Concerning taxation of individuals, there will be no changes, since the law applicable on taxation of tax residents in Portugal is Portuguese law.This applies to both habitual and non-habitual tax residents.

Furthermore, following Brexit and unless the UK agrees to be part of the EU system, workers may be liable to double Social Security contributions both in the UK and in the EU Member State where they are working, as the UK will cease to be part of EU Social Security contributions system.

When it comes to taxation of resident businesses, Portuguese law will remain fully applicable (i.e., corporate tax, VAT, etc.), as will all conventions for the avoidance of double taxation (DTAs) in force, including the Portugal-UK DTA. The applicability of EU law on transnational transactions may or may not be changed, depending upon the negotiations for Brexit.

Nonetheless, it is possible that secondary EU law, such as EU Directives, will cease to apply to the relations between Member States and the UK. This could be the case of the Mergers' Directive, the Parent-Subsidiary Directive, the Interest and Royalty Directive or the VAT Directive. The Mergers Directive grants tax neutrality to certain restructuring transactions, provided certain conditions are met. As it is likely that this Directive will cease to apply, cross-border restructuring operations may become more burdensome. The Parent- Subsidiary Directive provides an exemption for inbound and outbound dividend payments between qualifying companies of different Member States. Therefore, the Portuguese participation exemption regime will continue to be applicable to dividend payments between Portuguese and British companies, but under different and possibly more restrictive conditions.

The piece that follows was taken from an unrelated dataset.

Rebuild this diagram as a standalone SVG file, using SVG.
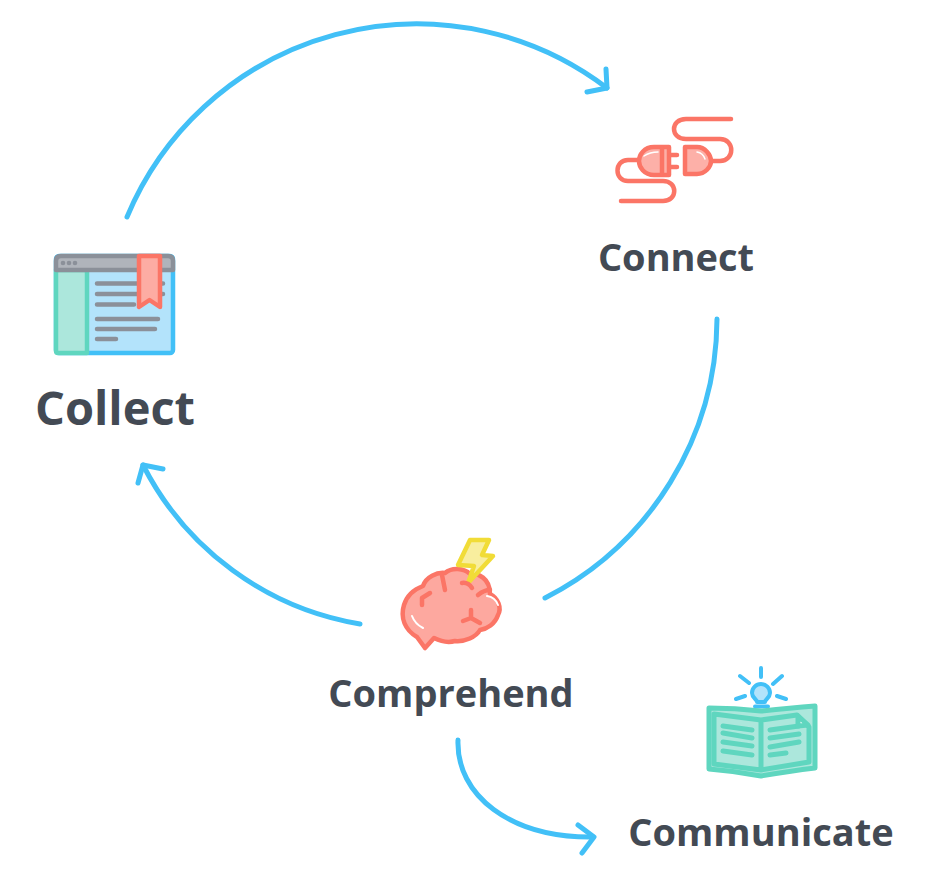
<svg xmlns="http://www.w3.org/2000/svg" width="950" height="872" viewBox="0 0 950 872">
<style>
.arc{fill:none;stroke:#42c0f7;stroke-width:5;stroke-linecap:round;stroke-linejoin:round}
.lbl{font-family:"Open Sans","Noto Sans",sans-serif;font-weight:700;fill:#434a54;text-anchor:middle}
.r{stroke:#fb7566;stroke-width:4.500;stroke-linecap:round;stroke-linejoin:round}
.g{stroke:#8b9099;stroke-width:4.500;stroke-linecap:round;fill:none}
.t{stroke:#5fd6bf;stroke-width:5;stroke-linecap:round;stroke-linejoin:round}
.b{stroke:#42c0f7;stroke-width:4;stroke-linecap:round;stroke-linejoin:round}
</style>
<rect width="950" height="872" fill="#fff"/>
<g id="connectors">
<path class="arc" d="M127 217A314 314 0 0 1 607 88"/>
<path class="arc" d="M606 69L607 88L587 92"/>
<path class="arc" d="M717 319A315 315 0 0 1 545 598"/>
<path class="arc" d="M360 624A299 299 0 0 1 143 465"/>
<path class="arc" d="M138 483L143 465L163 469"/>
<path class="arc" d="M458 740C456 795 510 838 593 837"/>
<path class="arc" d="M578 825L594 837L582 853"/>
</g>
<g id="collect">
<rect x="56" y="256" width="117" height="97" rx="3" fill="#b3e3fb" stroke="#42c0f7" stroke-width="4.500"/>
<path d="M56 270H87V353H58Q56 353 56 351Z" fill="#ace7dc" stroke="#5fd6bf" stroke-width="4.500" stroke-linejoin="round"/>
<path d="M56 270V261Q56 256 61 256H168Q173 256 173 261V270Z" fill="#b0b4bb" stroke="#8b9099" stroke-width="4.500" stroke-linejoin="round"/>
<circle cx="63" cy="263" r="2.300" fill="#8b9099"/><circle cx="69" cy="263" r="2.300" fill="#8b9099"/><circle cx="75" cy="263" r="2.300" fill="#8b9099"/>
<path class="g" d="M97 283.500H163M97 294H163M97 304.500H134M97 319H158M97 329H155M97 339H116"/>
<path d="M139 256H160V307L149.500 300L139 307Z" fill="#fdaca3" stroke="#fb7566" stroke-width="4.500" stroke-linejoin="round"/>
<text class="lbl" x="115" y="425" font-size="47">Collect</text>
</g>
<g id="connect">
<path class="r" fill="none" d="M731 119H686C670 119 670 139 686 139H720C735 139 735 161 720 161H710"/>
<path class="r" fill="none" d="M640 160H628C614 160 614 181 628 181H663C678 181 678 201 663 201H621"/>
<path class="r" fill="#fdb0a8" d="M669 147H654C644 147 639 155 639 161C639 167 644 175 654 175H669Z"/>
<path class="r" fill="none" d="M662 148V174M670 155H677M670 167H677"/>
<path d="M644 156Q650 152 658 152" fill="none" stroke="#fff" stroke-width="1.500" stroke-linecap="round"/>
<path class="r" fill="#fdb0a8" d="M685 147H697C705 147 711 155 711 161C711 167 705 174 697 174H685Z"/>
<path d="M697 152Q703 153 705 159" fill="none" stroke="#fff" stroke-width="1.500" stroke-linecap="round"/>
<text class="lbl" x="676" y="271" font-size="38">Connect</text>
</g>
<g id="comprehend">
<path class="r" fill="#fda89f" d="M417 637C405 630 400 618 404 605C407 595 415 589 423 586C426 577 437 572 445 573C452 567 464 568 470 574C478 573 490 578 490 594C498 598 502 608 498 615C495 624 487 629 480 630C476 637 465 642 455 641C448 643 440 641 434 638L425 648Z"/>
<path d="M470 540H489L482 555L493 556L468 583L474 566L458 565Z" fill="#f8ee9e" stroke="#f1dc37" stroke-width="4.500" stroke-linejoin="round"/>
<path class="r" fill="none" stroke-width="3.500" d="M442 575L445 590M430 593L422 598L422 605M462 583Q468 582 472 588M478 595Q484 590 490 590M471 610V618L463 621M471 618L480 623"/>
<path d="M412 616Q415 624 423 628M487 596Q495 597 498 605" fill="none" stroke="#fff" stroke-width="2" stroke-linecap="round"/>
<text class="lbl" x="451" y="707" font-size="38">Comprehend</text>
</g>
<g id="communicate">
<path class="b" fill="none" stroke-width="4" d="M761 668V677M740 676L749 683M782 676L773 684M736 699L745 696M786 699L777 696"/>
<path class="b" fill="#b3e3fb" d="M757 702C757 699 752 698 752 693A9 9 0 1 1 770 693C770 698 765 699 765 702Z"/>
<path class="b" d="M755 706.500H768" fill="none" stroke-width="5.500"/>
<path class="t" fill="#ace7dc" d="M709 708Q735 708 761 711Q790 708 815 706V768Q790 771 761 776Q735 771 709 769Z"/>
<path class="t" fill="none" stroke-width="3.500" d="M714 714L761 720V770L714 764ZM761 720L797 715L809 727V762L761 770"/>
<path class="t" fill="none" stroke-width="4" d="M723 726L752 730M723 733L752 738M723 742L752 746M723 751L752 755M770 730L799 726M770 738L799 734M770 747L799 742M770 755L786 753"/>
<path class="t" fill="#fff" stroke-width="2.500" d="M798 716V726L808 725Z"/>
<text class="lbl" x="761" y="846" font-size="38">Communicate</text>
</g>
</svg>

Furthermore, if the Interest and Royalty Directive, which provides for an exemption from withholding tax on interest and royalty payments between EU Member State companies ceases to apply, the Portugal- UK DTA remains applicable but allows withholding tax on cross-border payments (10% on interest and 5% on royalties).

In the case of indirect taxes and specifically the VAT system, supplies of goods from the UK to the EU or from the EU to the UK will qualify as imports and exports respectively (rather than intracommunity transactions), which will impact on VAT obligations. Some technical changes relating to the methods of reclaiming VAT from EU tax authorities (for instance, VAT incurred by businesses in other Member States of the EU) are likely to occur.

Finally, the provisions of many of Portugal's tax codes apply only to EU (or EEA) Member States and not to relations established with third countries. Given that fact, companies' current investments strategies should be revised in order to mitigate tax impacts of Brexit.

In any case, as stated by Portuguese Government officials, the UK always will maintain the Most Favoured Nation status it has enjoyed since the beginning of the Anglo (now British)-Portuguese Alliance in the late 1300s.

The Most Favoured Nation clause means a status or level of treatment accorded by one State to another in international trade, under which the recipient of this treatment must receive equal trade advantages as the «most favoured nation» by the country granting that treatment, including low tariffs or high import quotas. A country that has been accorded MFN status cannot be treated less advantageously than any other country with the MFN status by the promising country.